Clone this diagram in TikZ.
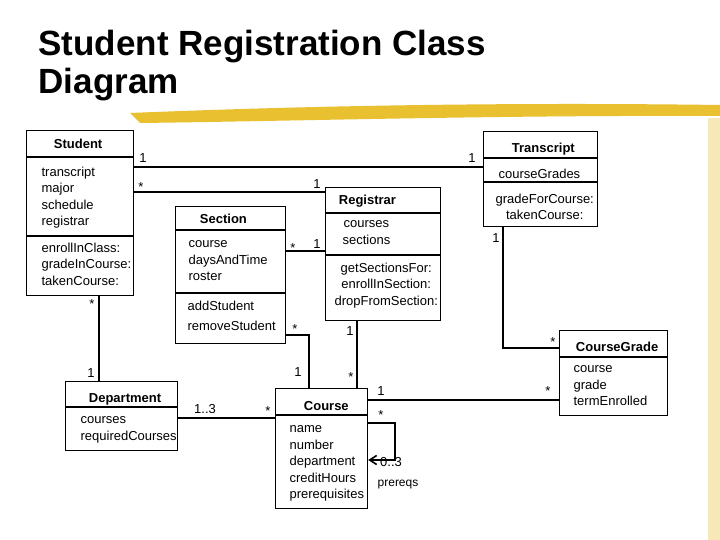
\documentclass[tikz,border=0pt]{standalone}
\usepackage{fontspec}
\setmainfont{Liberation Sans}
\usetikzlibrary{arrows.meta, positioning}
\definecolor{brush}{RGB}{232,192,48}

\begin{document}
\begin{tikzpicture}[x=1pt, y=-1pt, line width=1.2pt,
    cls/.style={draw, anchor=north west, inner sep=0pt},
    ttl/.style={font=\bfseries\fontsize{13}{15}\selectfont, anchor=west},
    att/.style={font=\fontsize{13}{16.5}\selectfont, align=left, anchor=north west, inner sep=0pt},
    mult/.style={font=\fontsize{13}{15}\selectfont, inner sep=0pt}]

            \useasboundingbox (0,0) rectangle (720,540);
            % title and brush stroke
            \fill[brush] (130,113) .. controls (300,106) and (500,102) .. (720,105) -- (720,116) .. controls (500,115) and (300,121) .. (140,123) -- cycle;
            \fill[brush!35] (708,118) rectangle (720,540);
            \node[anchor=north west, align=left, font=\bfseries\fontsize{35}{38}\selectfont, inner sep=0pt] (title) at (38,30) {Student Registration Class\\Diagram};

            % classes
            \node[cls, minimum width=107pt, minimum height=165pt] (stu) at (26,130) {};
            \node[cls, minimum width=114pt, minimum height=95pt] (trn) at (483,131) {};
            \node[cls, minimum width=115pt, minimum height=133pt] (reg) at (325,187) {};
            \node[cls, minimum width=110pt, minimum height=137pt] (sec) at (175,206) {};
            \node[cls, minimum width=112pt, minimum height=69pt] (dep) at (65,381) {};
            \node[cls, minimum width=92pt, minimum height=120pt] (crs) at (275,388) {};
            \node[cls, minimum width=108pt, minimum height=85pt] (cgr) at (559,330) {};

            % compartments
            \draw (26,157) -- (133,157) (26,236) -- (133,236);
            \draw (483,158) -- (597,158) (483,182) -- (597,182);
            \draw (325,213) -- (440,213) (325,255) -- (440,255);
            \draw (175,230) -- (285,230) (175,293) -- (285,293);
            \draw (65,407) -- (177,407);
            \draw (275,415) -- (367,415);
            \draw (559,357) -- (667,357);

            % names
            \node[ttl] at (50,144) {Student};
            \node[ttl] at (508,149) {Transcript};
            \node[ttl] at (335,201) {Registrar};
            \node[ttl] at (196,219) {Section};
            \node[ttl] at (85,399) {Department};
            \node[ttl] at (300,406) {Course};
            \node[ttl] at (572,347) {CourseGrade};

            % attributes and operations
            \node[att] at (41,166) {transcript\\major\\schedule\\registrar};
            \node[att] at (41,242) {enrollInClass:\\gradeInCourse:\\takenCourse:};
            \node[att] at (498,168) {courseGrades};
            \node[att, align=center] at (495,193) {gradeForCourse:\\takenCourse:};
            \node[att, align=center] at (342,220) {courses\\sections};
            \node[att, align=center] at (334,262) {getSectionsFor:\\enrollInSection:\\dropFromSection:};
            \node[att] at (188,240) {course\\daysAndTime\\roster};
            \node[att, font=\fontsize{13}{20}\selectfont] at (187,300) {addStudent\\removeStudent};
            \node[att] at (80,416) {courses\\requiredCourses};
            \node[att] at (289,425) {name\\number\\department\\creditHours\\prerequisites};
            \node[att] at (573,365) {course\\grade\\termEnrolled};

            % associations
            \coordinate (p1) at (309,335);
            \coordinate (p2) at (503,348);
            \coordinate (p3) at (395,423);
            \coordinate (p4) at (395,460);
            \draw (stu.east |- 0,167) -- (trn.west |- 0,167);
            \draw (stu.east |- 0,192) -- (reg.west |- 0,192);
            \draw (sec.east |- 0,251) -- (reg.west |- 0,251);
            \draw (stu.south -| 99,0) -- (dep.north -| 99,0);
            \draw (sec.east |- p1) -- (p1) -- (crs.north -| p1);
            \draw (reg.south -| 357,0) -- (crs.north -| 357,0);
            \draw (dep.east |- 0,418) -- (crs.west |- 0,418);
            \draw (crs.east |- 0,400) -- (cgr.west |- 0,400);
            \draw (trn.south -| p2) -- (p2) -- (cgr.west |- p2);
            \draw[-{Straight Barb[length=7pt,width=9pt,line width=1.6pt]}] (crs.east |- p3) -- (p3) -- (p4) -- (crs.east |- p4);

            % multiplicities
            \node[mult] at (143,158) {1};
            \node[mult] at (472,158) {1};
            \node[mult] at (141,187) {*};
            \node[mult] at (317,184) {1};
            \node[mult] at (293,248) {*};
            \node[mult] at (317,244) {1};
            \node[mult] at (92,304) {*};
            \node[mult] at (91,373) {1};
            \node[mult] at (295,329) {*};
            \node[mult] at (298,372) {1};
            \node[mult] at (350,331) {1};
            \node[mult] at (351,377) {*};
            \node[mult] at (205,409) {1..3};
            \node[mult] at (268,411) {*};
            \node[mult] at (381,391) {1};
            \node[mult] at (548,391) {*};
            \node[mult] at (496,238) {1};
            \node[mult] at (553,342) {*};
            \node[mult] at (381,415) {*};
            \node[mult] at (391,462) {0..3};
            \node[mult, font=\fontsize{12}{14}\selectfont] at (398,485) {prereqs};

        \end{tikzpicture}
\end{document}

_Set exercise_
Repeat verbatim all the material, but not the pictures.

_The reply_
Clone this diagram in TikZ.
\documentclass[tikz,border=0pt]{standalone}
\usepackage{fontspec}
\setmainfont{Liberation Sans}
\usetikzlibrary{arrows.meta, positioning}
\definecolor{brush}{RGB}{232,192,48}

\begin{document}
\begin{tikzpicture}[x=1pt, y=-1pt, line width=1.2pt,
    cls/.style={draw, anchor=north west, inner sep=0pt},
    ttl/.style={font=\bfseries\fontsize{13}{15}\selectfont, anchor=west},
    att/.style={font=\fontsize{13}{16.5}\selectfont, align=left, anchor=north west, inner sep=0pt},
    mult/.style={font=\fontsize{13}{15}\selectfont, inner sep=0pt}]

            \useasboundingbox (0,0) rectangle (720,540);
            % title and brush stroke
            \fill[brush] (130,113) .. controls (300,106) and (500,102) .. (720,105) -- (720,116) .. controls (500,115) and (300,121) .. (140,123) -- cycle;
            \fill[brush!35] (708,118) rectangle (720,540);
            \node[anchor=north west, align=left, font=\bfseries\fontsize{35}{38}\selectfont, inner sep=0pt] (title) at (38,30) {Student Registration Class\\Diagram};

            % classes
            \node[cls, minimum width=107pt, minimum height=165pt] (stu) at (26,130) {};
            \node[cls, minimum width=114pt, minimum height=95pt] (trn) at (483,131) {};
            \node[cls, minimum width=115pt, minimum height=133pt] (reg) at (325,187) {};
            \node[cls, minimum width=110pt, minimum height=137pt] (sec) at (175,206) {};
            \node[cls, minimum width=112pt, minimum height=69pt] (dep) at (65,381) {};
            \node[cls, minimum width=92pt, minimum height=120pt] (crs) at (275,388) {};
            \node[cls, minimum width=108pt, minimum height=85pt] (cgr) at (559,330) {};

            % compartments
            \draw (26,157) -- (133,157) (26,236) -- (133,236);
            \draw (483,158) -- (597,158) (483,182) -- (597,182);
            \draw (325,213) -- (440,213) (325,255) -- (440,255);
            \draw (175,230) -- (285,230) (175,293) -- (285,293);
            \draw (65,407) -- (177,407);
            \draw (275,415) -- (367,415);
            \draw (559,357) -- (667,357);

            % names
            \node[ttl] at (50,144) {Student};
            \node[ttl] at (508,149) {Transcript};
            \node[ttl] at (335,201) {Registrar};
            \node[ttl] at (196,219) {Section};
            \node[ttl] at (85,399) {Department};
            \node[ttl] at (300,406) {Course};
            \node[ttl] at (572,347) {CourseGrade};

            % attributes and operations
            \node[att] at (41,166) {transcript\\major\\schedule\\registrar};
            \node[att] at (41,242) {enrollInClass:\\gradeInCourse:\\takenCourse:};
            \node[att] at (498,168) {courseGrades};
            \node[att, align=center] at (495,193) {gradeForCourse:\\takenCourse:};
            \node[att, align=center] at (342,220) {courses\\sections};
            \node[att, align=center] at (334,262) {getSectionsFor:\\enrollInSection:\\dropFromSection:};
            \node[att] at (188,240) {course\\daysAndTime\\roster};
            \node[att, font=\fontsize{13}{20}\selectfont] at (187,300) {addStudent\\removeStudent};
            \node[att] at (80,416) {courses\\requiredCourses};
            \node[att] at (289,425) {name\\number\\department\\creditHours\\prerequisites};
            \node[att] at (573,365) {course\\grade\\termEnrolled};

            % associations
            \coordinate (p1) at (309,335);
            \coordinate (p2) at (503,348);
            \coordinate (p3) at (395,423);
            \coordinate (p4) at (395,460);
            \draw (stu.east |- 0,167) -- (trn.west |- 0,167);
            \draw (stu.east |- 0,192) -- (reg.west |- 0,192);
            \draw (sec.east |- 0,251) -- (reg.west |- 0,251);
            \draw (stu.south -| 99,0) -- (dep.north -| 99,0);
            \draw (sec.east |- p1) -- (p1) -- (crs.north -| p1);
            \draw (reg.south -| 357,0) -- (crs.north -| 357,0);
            \draw (dep.east |- 0,418) -- (crs.west |- 0,418);
            \draw (crs.east |- 0,400) -- (cgr.west |- 0,400);
            \draw (trn.south -| p2) -- (p2) -- (cgr.west |- p2);
            \draw[-{Straight Barb[length=7pt,width=9pt,line width=1.6pt]}] (crs.east |- p3) -- (p3) -- (p4) -- (crs.east |- p4);

            % multiplicities
            \node[mult] at (143,158) {1};
            \node[mult] at (472,158) {1};
            \node[mult] at (141,187) {*};
            \node[mult] at (317,184) {1};
            \node[mult] at (293,248) {*};
            \node[mult] at (317,244) {1};
            \node[mult] at (92,304) {*};
            \node[mult] at (91,373) {1};
            \node[mult] at (295,329) {*};
            \node[mult] at (298,372) {1};
            \node[mult] at (350,331) {1};
            \node[mult] at (351,377) {*};
            \node[mult] at (205,409) {1..3};
            \node[mult] at (268,411) {*};
            \node[mult] at (381,391) {1};
            \node[mult] at (548,391) {*};
            \node[mult] at (496,238) {1};
            \node[mult] at (553,342) {*};
            \node[mult] at (381,415) {*};
            \node[mult] at (391,462) {0..3};
            \node[mult, font=\fontsize{12}{14}\selectfont] at (398,485) {prereqs};

        \end{tikzpicture}
\end{document}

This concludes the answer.